Regulators like the FCA can fine you, but the bigger point is that fraud losses cut across every sector. Whether you’re moving money or managing benefits, the risk is the same.
Digital identity: progress, but uneven
The ultimate answer to all of this is of course, digital ID. Cryptographically secure credentials are no match for even the most sophisticated fakery.
Government frameworks such as the UK’s Digital Identity and Attributes Trust Framework (DIATF), or the EU’s eIDAS 2.0, are important steps. They establish assurance levels and shared standards, and they imagine a future where trusted providers can validate credentials for private sector purposes.
Some initiatives are further along than others. In the UK, millions of residents now rely on eVisas, instead of physical residence permits. There’s four million of them in circulation already, but acceptance is patchy, mostly because until recently there has been no standardised way to validate an eVisa without manually typing numbers into the government website.
Digital ID will solve this challenge, eventually. But there is a decade of work to be done both on the issuance and acceptance side before it can be anyone’s go-to solution.

What can fill the gap today?
If digital ID can’t solve the problem yet, what can? Two options often surface:
- Authoritative sources. Where evidence can be checked against a trusted source like a government or bank database, it should be. For example, Vouchsafe checks every proof of age card with the issuer, and checks eVisas with GOV.UK to cut the risk of accepting fakes to essentially zero. But coverage and latency are uneven, and not every attribute is available via a trusted API.
- Credit bureaus and data brokers. These are helpful for building a case and a risk score; detecting velocity, linkages, and anomalies, but synthetic identities can still build apparently “clean” credit files over time.
Neither alone is enough.
A blended, layered model
The most pragmatic answer today is layered assurance:
- Use digital proofs where you can. An eVisa or certified digital identity should be consumed directly.
- Bind other evidence to real humans. Run liveness checks, enforce in-app capture, and apply device attestation so the credential is tied to the session.
- Add trusted data to the case where you can. Supplement authoritative sources with bureau intelligence, sanctions screening, and behavioural analytics. Look for consistency across signals rather than relying on a single truth.
- Sort by risk. Apply friction proportionately. Low-risk interactions may pass with passive signals, while high-value transactions trigger step-ups or human review.
- Mitigate AI injection risks. Regular adversarial testing, provenance checks, and defence-in-depth reduce the chance that a single compromised AI model undermines the entire IAM stack.
Perfect security, perfect usability
AI fraud has truly changed the balance. Criminals can now scale deception faster than ever before.
Digital identity is the right long-term fix, but adoption remains uneven across sectors and jurisdictions.

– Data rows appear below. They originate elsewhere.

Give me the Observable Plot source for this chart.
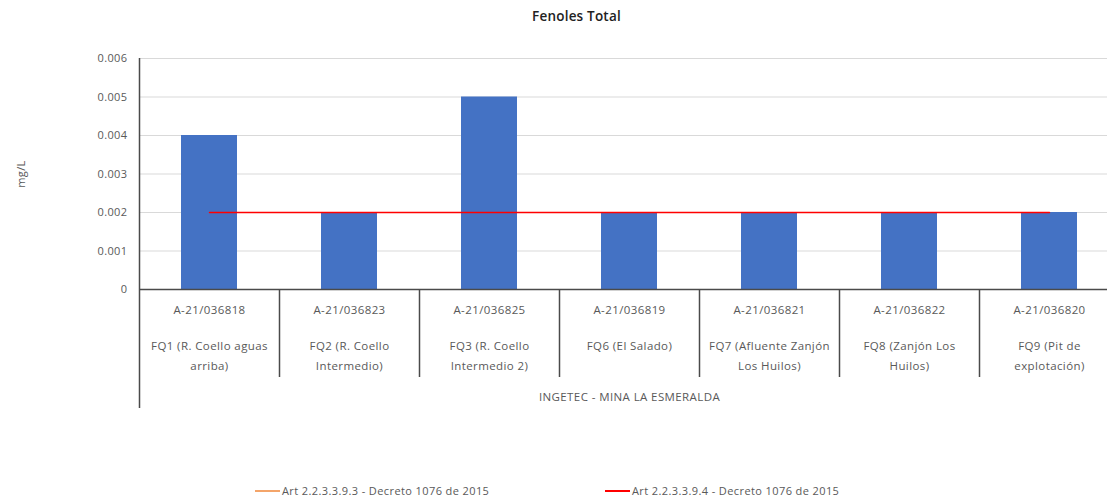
<!DOCTYPE html>
<html><head><meta charset="utf-8">
<script src="https://cdn.jsdelivr.net/npm/d3@7"></script>
<script src="https://cdn.jsdelivr.net/npm/@observablehq/plot@0.6"></script>
<style>
body{margin:0;background:#fff;font-family:"Open Sans",sans-serif;}
#wrap{position:relative;width:1107px;height:499px;overflow:hidden;}
#title{position:absolute;top:7px;left:0;width:1153px;text-align:center;font-size:13.5px;color:#222;font-weight:600;letter-spacing:0.2px;}
#chart{position:absolute;top:0;left:0;}
#chart svg text{letter-spacing:0.4px;}
.leg{position:absolute;top:483px;font-size:11px;color:#595959;display:flex;align-items:center;white-space:nowrap;letter-spacing:0.4px;}
.sw{display:inline-block;width:25px;height:2px;margin-right:2px;}
</style></head><body>
<div id="wrap"><div id="chart"></div><div id="title"></div></div>
<script>
const chartTitle = "Fenoles Total";
const yLabel = "mg/L";
const sampleIds = ["A-21/036818","A-21/036823","A-21/036825","A-21/036819","A-21/036821","A-21/036822","A-21/036820"];
const stations = ["FQ1 (R. Coello aguas\narriba)","FQ2 (R. Coello\nIntermedio)","FQ3 (R. Coello\nIntermedio 2)","FQ6 (El Salado)","FQ7 (Afluente Zanjón\nLos Huilos)","FQ8 (Zanjón Los\nHuilos)","FQ9 (Pit de\nexplotación)"];
const values = [0.004, 0.002, 0.005, 0.002, 0.002, 0.002, 0.002];
const limit9393 = [null, null, null, null, null, null, null];
const limit9394 = [0.002, 0.002, 0.002, 0.002, 0.002, 0.002, 0.002];
const groupLabel = "INGETEC - MINA LA ESMERALDA";
const yTicks = [0, 0.001, 0.002, 0.003, 0.004, 0.005, 0.006];
const yTickLabels = ["0","0.001","0.002","0.003","0.004","0.005","0.006"];
const legendLabels = ["Art 2.2.3.3.9.3 - Decreto 1076 de 2015","Art 2.2.3.3.9.4 - Decreto 1076 de 2015"];
const legendColors = ["#F4A56A","#FF0000"];

const data = sampleIds.map((id, i) => ({id, station: stations[i], value: values[i], l3: limit9393[i], l4: limit9394[i]}));
const gray = "#595959";
const dark = "#4a4a4a";

const chart = Plot.plot({
  width: 1107, height: 499,
  marginTop: 58, marginBottom: 210, marginLeft: 139, marginRight: -12,
  style: {fontFamily: "'Open Sans', sans-serif", fontSize: "11px", color: gray, background: "#fff"},
  x: {domain: sampleIds, paddingInner: 0.6, paddingOuter: 0.3, axis: null},
  y: {domain: [0, 0.006]},
  marks: [
    Plot.gridY(yTicks, {stroke: "#d9d9d9", strokeOpacity: 1}),
    Plot.axisY(yTicks, {tickSize: 0, tickPadding: 12, tickFormat: (d, i) => yTickLabels[i], fill: gray, fontSize: 11,
      label: yLabel, labelAnchor: "center", labelOffset: 122, labelArrow: "none"}),
    Plot.barY(data, {x: "id", y: "value", fill: "#4472C4"}),
    Plot.line(data.filter(d => d.l3 != null), {x: "id", y: "l3", stroke: legendColors[0], strokeWidth: 1.5}),
    Plot.line(data, {x: "id", y: "l4", stroke: legendColors[1], strokeWidth: 1.5}),
    Plot.ruleY([0], {stroke: dark, strokeWidth: 1.5}),
    Plot.ruleX([sampleIds[0]], {x: d => d, dx: -70, insetBottom: -119, stroke: dark, strokeWidth: 1.5}),
    Plot.ruleX(sampleIds.slice(1), {x: d => d, dx: -70, insetTop: 231, insetBottom: -88, stroke: dark, strokeWidth: 1.5}),
    Plot.text(data, {x: "id", text: "id", frameAnchor: "bottom", dy: 21, lineAnchor: "middle", fill: gray, fontSize: 11.5}),
    Plot.text(data, {x: "id", text: "station", frameAnchor: "bottom", dy: 47, lineAnchor: "top", lineHeight: 1.7, fill: gray, fontSize: 11.5}),
    Plot.text([groupLabel], {text: d => d, frameAnchor: "bottom", dy: 108, lineAnchor: "middle", fill: gray, fontSize: 11.5})
  ]
});
document.getElementById("chart").appendChild(chart);
document.getElementById("title").textContent = chartTitle;
const wrap = document.getElementById("wrap");
[255, 605].forEach((left, i) => {
  const d = document.createElement("div");
  d.className = "leg"; d.style.left = left + "px";
  d.innerHTML = `<span class="sw" style="background:${legendColors[i]}"></span><span></span>`;
  d.lastChild.textContent = legendLabels[i];
  wrap.appendChild(d);
});
</script>
</body></html>
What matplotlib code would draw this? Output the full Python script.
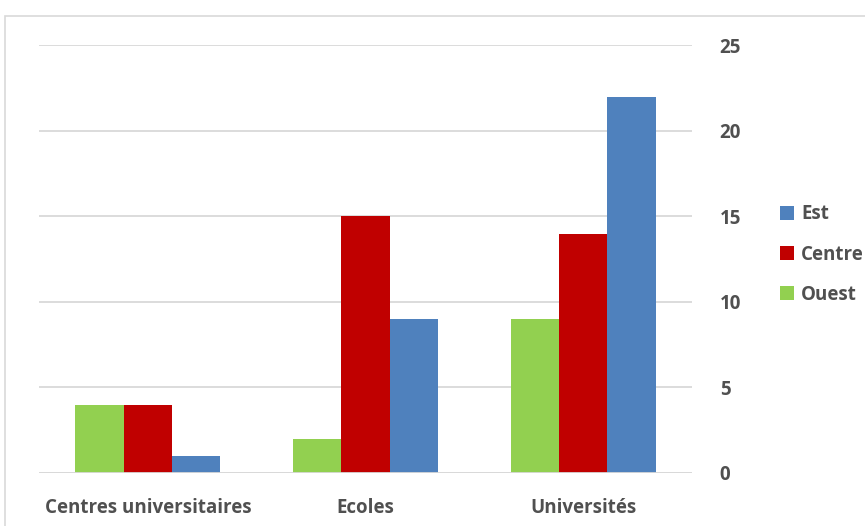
import matplotlib.pyplot as plt
import numpy as np
from matplotlib.patches import Rectangle

categories = ['Centres universitaires', 'Ecoles', 'Universités']
ouest = [4, 2, 9]
centre = [4, 15, 14]
est = [1, 9, 22]
yticks = [0, 5, 10, 15, 20, 25]

plt.rcParams['font.family'] = ['Open Sans', 'DejaVu Sans']
txt_color = '#505050'

fig = plt.figure(figsize=(8.65, 5.26), dpi=100)
ax = fig.add_axes([0.0451, 0.1008, 0.7549, 0.8127])

x = np.arange(len(categories))
w = 0.222
b1 = ax.bar(x - w, ouest, w, color='#92D050', label='Ouest', zorder=3)
b2 = ax.bar(x, centre, w, color='#C00000', label='Centre', zorder=3)
b3 = ax.bar(x + w, est, w, color='#4F81BD', label='Est', zorder=3)

ax.set_xlim(-0.5, 2.5)
ax.set_ylim(0, 25)
ax.set_yticks(yticks)
ax.yaxis.tick_right()
ax.grid(axis='y', color='#D9D9D9', linewidth=1.3, zorder=0)
for s in ax.spines.values():
    s.set_visible(False)
ax.axhline(0, color='#D9D9D9', linewidth=1.3, zorder=4)
ax.tick_params(axis='both', length=0, labelsize=13.5, labelcolor=txt_color)
ax.tick_params(axis='y', pad=20)
ax.tick_params(axis='x', pad=18)
ax.set_xticks(x)
ax.set_xticklabels(categories)
for lab in ax.get_xticklabels() + ax.get_yticklabels():
    lab.set_fontweight('bold')

leg = fig.legend(handles=[b3, b2, b1], labels=['Est', 'Centre', 'Ouest'],
                 loc='center left', bbox_to_anchor=(0.9015, 0.516),
                 frameon=False, fontsize=13.5, handlelength=0.75, handleheight=0.75,
                 handletextpad=0.4, labelspacing=1.08, borderaxespad=0, borderpad=0)
for t in leg.get_texts():
    t.set_color(txt_color)
    t.set_fontweight('bold')

fig.patches.append(Rectangle((5 / 865, -0.1), 1.2, 1 - 16 / 526 + 0.1,
                             transform=fig.transFigure, fill=False,
                             edgecolor='#D9D9D9', linewidth=1.2))

fig.savefig('out.png', dpi=100)
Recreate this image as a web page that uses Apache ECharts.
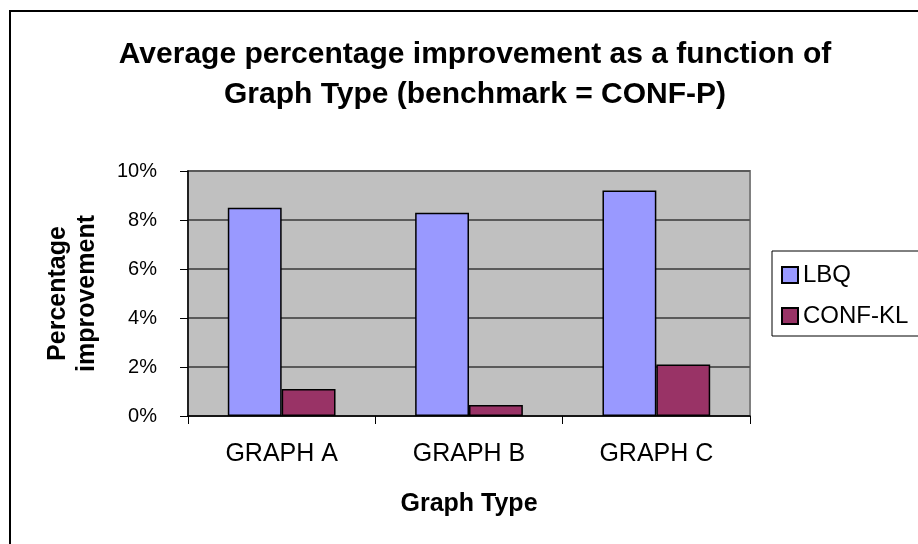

Until it is universal, the best strategy for enterprises is to combine digital evidence with layers of signals in a risk-adaptive IAM architecture.
If you’re a leader in banking, healthcare, insurance, and critical infrastructure, this is more than a fraud issue; it is a governance and compliance imperative. Regulators expect effective controls. Customers expect seamless access. Perfect security, perfect usability.
The only sustainable answer is a composable IAM strategy that accepts strong credentials when they exist, resists AI injection and deepfake attacks, and falls back gracefully to layered assurance when they do not.
Proving who’s real has never been harder, or more urgent.